The United States District Court for the Eastern District of Virginia, applying Virginia law, has held that a professional liability policy’s exclusion for “negligent supervision” of funds applied to bar coverage for damages resulting from an insured attorney’s reckless investment of trust assets. ALPS Prop. & Cas. Ins. Co. v. Farthing, 2018 WL 4927366 (E.D. Va. Sept. 26, 2018). The court also held that the insurer was entitled to recoup defense costs paid in the underlying suit.
In the underlying case, a trust beneficiary sued an attorney who had previously served as trustee, alleging that the attorney had collected excessive trustee fees and had engaged in mismanagement of the trust assets, including excessive stock trading. In a bench trial, the court found that the attorney had collected excessive trustee fees and that, based on his reckless trading activity, he had breached the “prudent investor rule.” The claimant therefore was entitled to recover as damages excessive trustee fees, investment losses, and attorneys’ fees.
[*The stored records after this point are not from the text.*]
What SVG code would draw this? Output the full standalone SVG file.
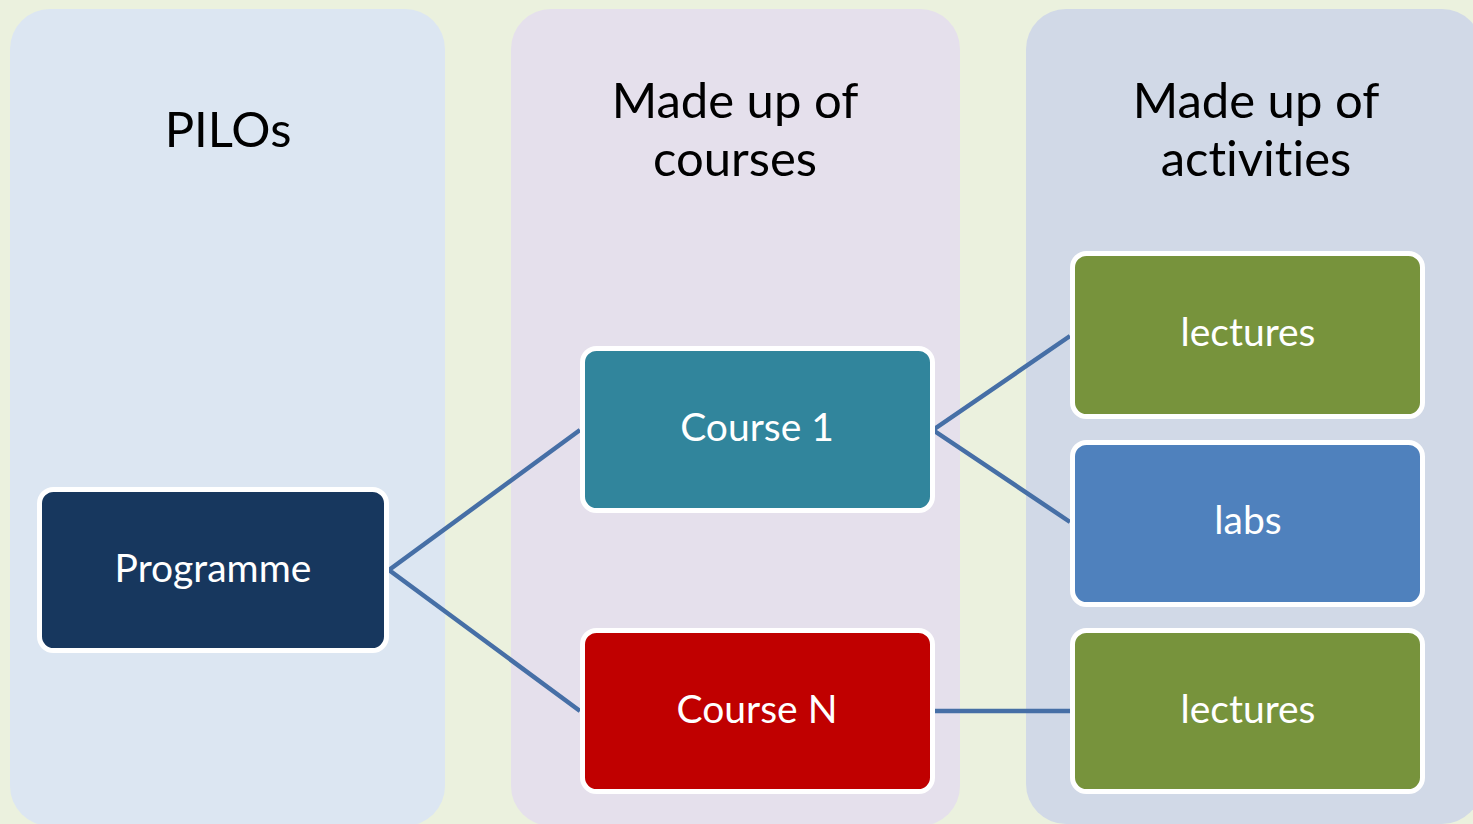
<svg xmlns="http://www.w3.org/2000/svg" width="1473" height="824" viewBox="0 0 1473 824">
<style>
.col{stroke:none}
.hdr{font-family:Lato,"Open Sans","Liberation Sans",sans-serif;font-size:49px;fill:#000;text-anchor:middle;font-variant-ligatures:none}
.box{stroke:#fff;stroke-width:5}
.lbl{font-family:Lato,"Open Sans","Liberation Sans",sans-serif;font-size:39px;fill:#fff;text-anchor:middle;dominant-baseline:central;font-variant-ligatures:none}
.con{stroke:#466FA6;stroke-width:4.5;fill:none}
</style>
<rect width="1473" height="824" fill="#EBF1DE"/>
<g id="columns">
<rect class="col" x="10" y="9" width="435" height="817" rx="40" fill="#DCE6F2"/>
<rect class="col" x="511" y="9" width="449" height="817" rx="40" fill="#E5E0EC"/>
<rect class="col" x="1026" y="9" width="456" height="815" rx="40" fill="#D1D9E7"/>
<text class="hdr" x="228" y="147">PILOs</text>
<text class="hdr" x="735" y="118">Made up of</text>
<text class="hdr" x="735" y="176">courses</text>
<text class="hdr" x="1256" y="118">Made up of</text>
<text class="hdr" x="1256" y="176">activities</text>
</g>
<g id="connectors">
<polyline class="con" points="580,430 389,570 580,711"/>
<polyline class="con" points="1070,336 933,430 1070,522"/>
<line class="con" x1="933" y1="711" x2="1070" y2="711"/>
</g>
<g id="programme">
<rect class="box" x="39.5" y="489.5" width="347" height="161" rx="14" fill="#17375E"/>
<text class="lbl" x="213" y="567">Programme</text>
</g>
<g id="course1">
<rect class="box" x="582.5" y="348.5" width="350" height="162" rx="14" fill="#31859C"/>
<text class="lbl" x="757" y="426">Course 1</text>
</g>
<g id="courseN">
<rect class="box" x="582.5" y="630.5" width="350" height="161" rx="14" fill="#C00000"/>
<text class="lbl" x="757" y="708">Course N</text>
</g>
<g id="lectures1">
<rect class="box" x="1072.5" y="253.5" width="350" height="163" rx="14" fill="#77933C"/>
<text class="lbl" x="1248" y="331">lectures</text>
</g>
<g id="labs">
<rect class="box" x="1072.5" y="442.5" width="350" height="162" rx="14" fill="#4F81BD"/>
<text class="lbl" x="1248" y="519">labs</text>
</g>
<g id="lectures2">
<rect class="box" x="1072.5" y="630.5" width="350" height="161" rx="14" fill="#77933C"/>
<text class="lbl" x="1248" y="708">lectures</text>
</g>
</svg>
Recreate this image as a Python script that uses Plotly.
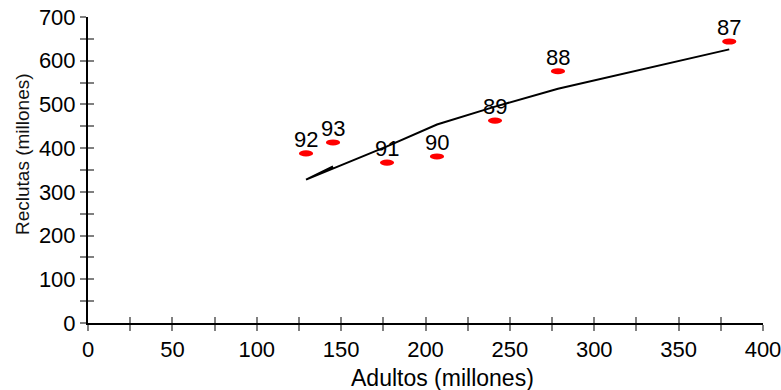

The attorney’s lawyer’s professional liability insurer provided a defense in the underlying action subject to a reservation of rights and filed a declaratory judgment action against the insured attorney and the trust beneficiaries, seeking a judgment establishing that the amounts assessed against the attorney were not covered damages under the policy and that the insurer had no ongoing duty to defend the attorney and could recover defense costs paid in the underlying suit to date. The insured attorney and the trust beneficiaries conceded that the policy did not provide coverage for the excessive trustee fees or the attorneys’ fees award in the underlying action, but they argued that the policy did cover investment losses. The insurer moved for summary judgment on the grounds that the policy did not cover the trust’s investment losses for a number of reasons, including that coverage for such damages is barred by the policy’s exclusion for claims “arising from or in connection with” “conversion, misappropriation, or negligent supervision” of funds or property.
In granting the insurer’s motion for summary judgment, the court held that the policy’s “negligent supervision” exclusion unambiguously applied, concluding that the ordinary meaning of “negligent supervision” includes the reckless investment of a stock portfolio in a manner that violates the prudent investor rule. The court rejected the insured’s arguments that enforcing the “negligent supervision” exclusion not only in the context of the traditional attorney-client relationship but also in the context of acts taken as a trustee would render coverage to trustees illusory. The court responded that applying the exclusion in this manner would be appropriate and predictable, particularly since the policy as a whole, including the policy’s definition of “professional services,” otherwise makes clear that it is not intended to cover “investment advice.”
Finally, the court held that the insurer was entitled to recoup amounts paid in defense of the underlying case because it provided a defense under a reservation of rights, and the policy expressly provided for recoupment of defense costs associated with non-covered claims.